At my buried ear, and the levered sod

Got lifted up

This is one of several references back. A water-pump in the opening poem returns us to "Sunlight", one of the dedicatory poems of the landmark volume, North (1975), while the little brother so affectingly elegised in "Mid-Term Break", from Heaney's first book, Death of a Naturalist, reappears here in the final poem "Cavorting through the yard, /So glad to see me home". This inter-textuality extends, oddly, to more than one mention of translations Heaney has undertaken. He also draws this volume's four-line epigraph from his 2001 collection, Electric Light, and dramatises the writing of the very poem we are reading: "'To Mick Joyce in Heaven' -/ The title just came to me, /Mick".

This circling back is the other meaning of the collection's title. It signals not only more poems of childhood and home ground but more bookishness. An atmosphere of the study seeps into the work, competing with rather than complementing the mimetic brilliance for which Heaney is justly famous. A tendency that began some 20 years ago with increasingly literary subject-matter, it includes Heaney's fondness for yoking art to his own life: Electric Light, for example, includes "my father did remind me/Of Hopkins's Felix Randal," and "it was there in Olympia [...] That we heard of Sean Brown's murder". In the new book, the poet recommends jam to Pablo Neruda and, having heard of Irish millennium celebrations, quotes George Herbert "And then imagined/Barney putting it to me:/ 'You'll maybe write a poem.'"

Seamus Heaney has been a persuasive spokesman for poetry, and his generosity is evident in his essays as well as in his championing of younger writers like Paul Muldoon, a poet with whom he has little in common. But, translated to poetry, the ambassadorial manner can result in a lack of edge. Compare two of his contemporaries on death and violence. Heaney could never scare us - would not wish to scare us - as Philip Larkin does in "Aubade", a death-fixated-masterpiece.

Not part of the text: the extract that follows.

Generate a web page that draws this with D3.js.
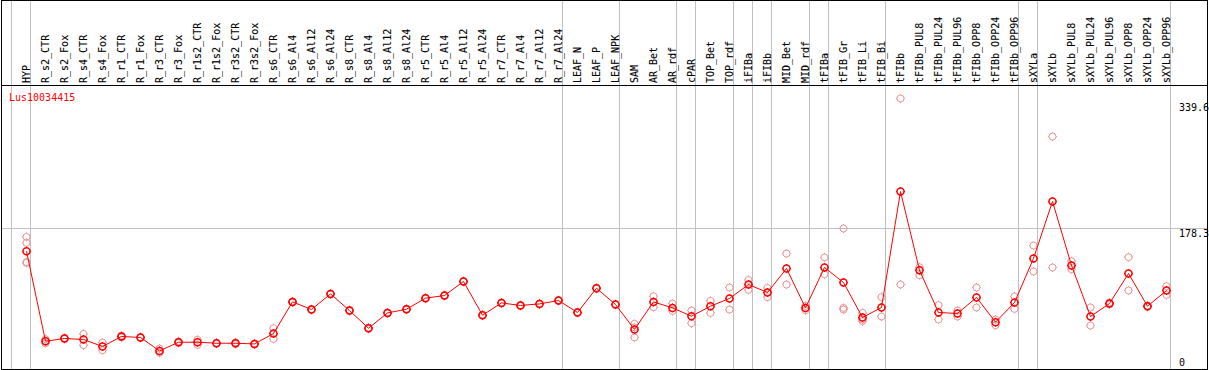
<!DOCTYPE html>
<html><head><meta charset="utf-8">
<script src="https://cdn.jsdelivr.net/npm/d3@7"></script>
<style>body{margin:0;background:#fff}svg{display:block}text{font-family:"DejaVu Sans Mono",monospace;font-size:10px}</style>
</head><body>
<script>
const title = "Lus10034415";
const groupSizes = [1,28,3,3,1,2,1,1,2,1,3,7,1,7];
const categories = ["HYP","R_s2_CTR","R_s2_Fox","R_s4_CTR","R_s4_Fox","R_r1_CTR","R_r1_Fox","R_r3_CTR","R_r3_Fox","R_r1s2_CTR","R_r1s2_Fox","R_r3s2_CTR","R_r3s2_Fox","R_s6_CTR","R_s6_Al4","R_s6_Al12","R_s6_Al24","R_s8_CTR","R_s8_Al4","R_s8_Al12","R_s8_Al24","R_r5_CTR","R_r5_Al4","R_r5_Al12","R_r5_Al24","R_r7_CTR","R_r7_Al4","R_r7_Al12","R_r7_Al24","LEAF_N","LEAF_P","LEAF_NPK","SAM","AR_Bet","AR_rdf","cPAR","TOP_Bet","TOP_rdf","iFIBa","iFIBb","MID_Bet","MID_rdf","tFIBa","tFIB_Gr","tFIB_Li","tFIB_Bi","tFIBb","tFIBb_PUL8","tFIBb_PUL24","tFIBb_PUL96","tFIBb_OPP8","tFIBb_OPP24","tFIBb_OPP96","sXYLa","sXYLb","sXYLb_PUL8","sXYLb_PUL24","sXYLb_PUL96","sXYLb_OPP8","sXYLb_OPP24","sXYLb_OPP96"];
const means = [149.1,33.2,36.7,35.4,26.4,39.3,38.0,20.7,31.9,31.9,30.6,30.6,29.7,43.1,83.8,74.0,94.1,72.7,49.9,69.6,74.4,88.6,92.0,110.1,66.7,82.5,79.2,81.2,85.6,70.2,101.4,80.5,48.3,83.8,76.1,65.4,78.3,88.2,106.2,95.9,126.8,76.1,128.1,108.8,63.7,76.6,225.9,124.6,70.2,68.9,89.5,57.7,83.0,139.7,213.1,130.7,65.0,81.7,120.4,78.3,98.5];
const replicates = [[167.5,159.8,134,135],[35.8,30.6],[36,37.5],[42.6,28.1],[31.5,21.6],[38,40.5],[37.5,38.5],[23.8,18.2],[31,33],[35,28.5],[30,31],[29.5,31.7],[29,30.5],[49.9,36.2],[83,84.6],[73.5,74.5],[93.5,94.7],[72,73.4],[49.2,50.6],[69,70.2],[73.8,75],[88,89.2],[91.4,92.6],[109.5,110.7],[66,67.4],[82,83],[78.6,79.8],[80.6,81.8],[85,86.2],[69.6,70.8],[100.8,102],[80,81],[55.5,38,51],[91.1,77.0],[81.7,72.2],[72.7,56.4],[85.1,69.6],[102.3,74.0],[112.1,99.3],[101.8,89.9],[146.1,106.2],[78.7,73.1],[141.0,119.5],[178.3,76.1,74.0],[69.6,61.1,59.0],[89.9,65.0],[345.6,106.2],[128.5,118.2],[79.6,61.1],[72.7,65.0],[102.3,76.6],[61.1,53.8],[90.8,74.8],[156.4,122.9],[296.7,128.1],[136.2,125.9],[76.6,53.4],[80.5,83],[141.4,98.5],[77.5,79],[104.0,92.8]];
const yTicks = [339.6,178.3,0];

const W = 1209, H = 370;
const svg = d3.select("body").append("svg").attr("width",W).attr("height",H);
const xb = d3.scaleLinear().domain([0,categories.length]).range([11.5, 11.5+19*categories.length]);
const xp = i => xb(i) + 15;
const y = d3.scaleLinear().domain([0,178.3]).range([367,228.5]);

// vertical group lines
const bounds = [0]; groupSizes.forEach(s => bounds.push(bounds[bounds.length-1]+s));
svg.append("g").selectAll("line").data(bounds).join("line")
  .attr("x1",d=>xb(d)).attr("x2",d=>xb(d)).attr("y1",0).attr("y2",369)
  .attr("stroke","#c0c0c0").attr("stroke-width",1);
// horizontal grid line
svg.append("line").attr("x1",1).attr("x2",1208).attr("y1",y(178.3)).attr("y2",y(178.3))
  .attr("stroke","#c0c0c0");
// header separator
svg.append("line").attr("x1",1).attr("x2",1208).attr("y1",85.5).attr("y2",85.5).attr("stroke","#000");
// border
svg.append("path").attr("d","M1,0.5H1208M1.5,0V370M1207.5,0V370M1,369.5H1208").attr("stroke","#000").attr("fill","none");

// header labels
svg.append("g").selectAll("text").data(categories).join("text")
  .attr("transform",(d,i)=>`translate(${xp(i)+3.1},83) rotate(-90)`)
  .attr("fill","#000").attr("stroke","#000").attr("stroke-width",0.1).text(d=>d);

// title
svg.append("text").attr("x",9).attr("y",101).attr("fill","#ff0000").text(title);

// y labels
svg.append("g").selectAll("text").data(yTicks).join("text")
  .attr("x",1179).attr("y",d=> d===0 ? y(d)-1 : y(d)+8).attr("fill","#000").text(d=>d);

function marker(g, cx, cy, color, sw){
  const r = 3.5;
  g.append("circle").attr("cx",cx).attr("cy",cy).attr("r",r).attr("fill","none").attr("stroke",color).attr("stroke-width",sw);
  g.append("path").attr("d",`M${cx},${cy-r-1}V${cy-r}M${cx},${cy+r}V${cy+r+1}M${cx-r-1},${cy}H${cx-r}M${cx+r},${cy}H${cx+r+1}`)
    .attr("stroke",color).attr("stroke-width",1);
}
// replicates
const rg = svg.append("g");
replicates.forEach((reps,i)=>reps.forEach(v=>marker(rg, xp(i), y(v), "#eb9696", 1)));
// mean line
svg.append("path").datum(means).attr("fill","none").attr("stroke","#ff0000").attr("stroke-width",1)
  .attr("d", d3.line().x((d,i)=>xp(i)).y(d=>y(d)));
const mg = svg.append("g");
means.forEach((v,i)=>marker(mg, xp(i), y(v), "#ff0000", 1.5));
</script>
</body></html>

Neither does Heaney offer us the unnerving empathy of Ted Hughes for nature's violence. These are poets with whom we can argue; their poetry is powerfully unreasonable, affronting us in a way Heaney's never does. His is an aesthetic of plenty, of consolation rather than goad; its uplift does not acknowledge the early-hours-of-the-morning fear, the thoughts of jumping.

Published 40 years after Seamus Heaney's debut, District and Circle is a solid achievement by a poet who remains one of the finest writing in English today. But it is nothing like as immediate as his earlier work, and perhaps we should not expect it to be. On the other hand, W B Yeats, the poet with whom Seamus Heaney has been casually compared, enjoyed a late flowering. Why shouldn't Heaney?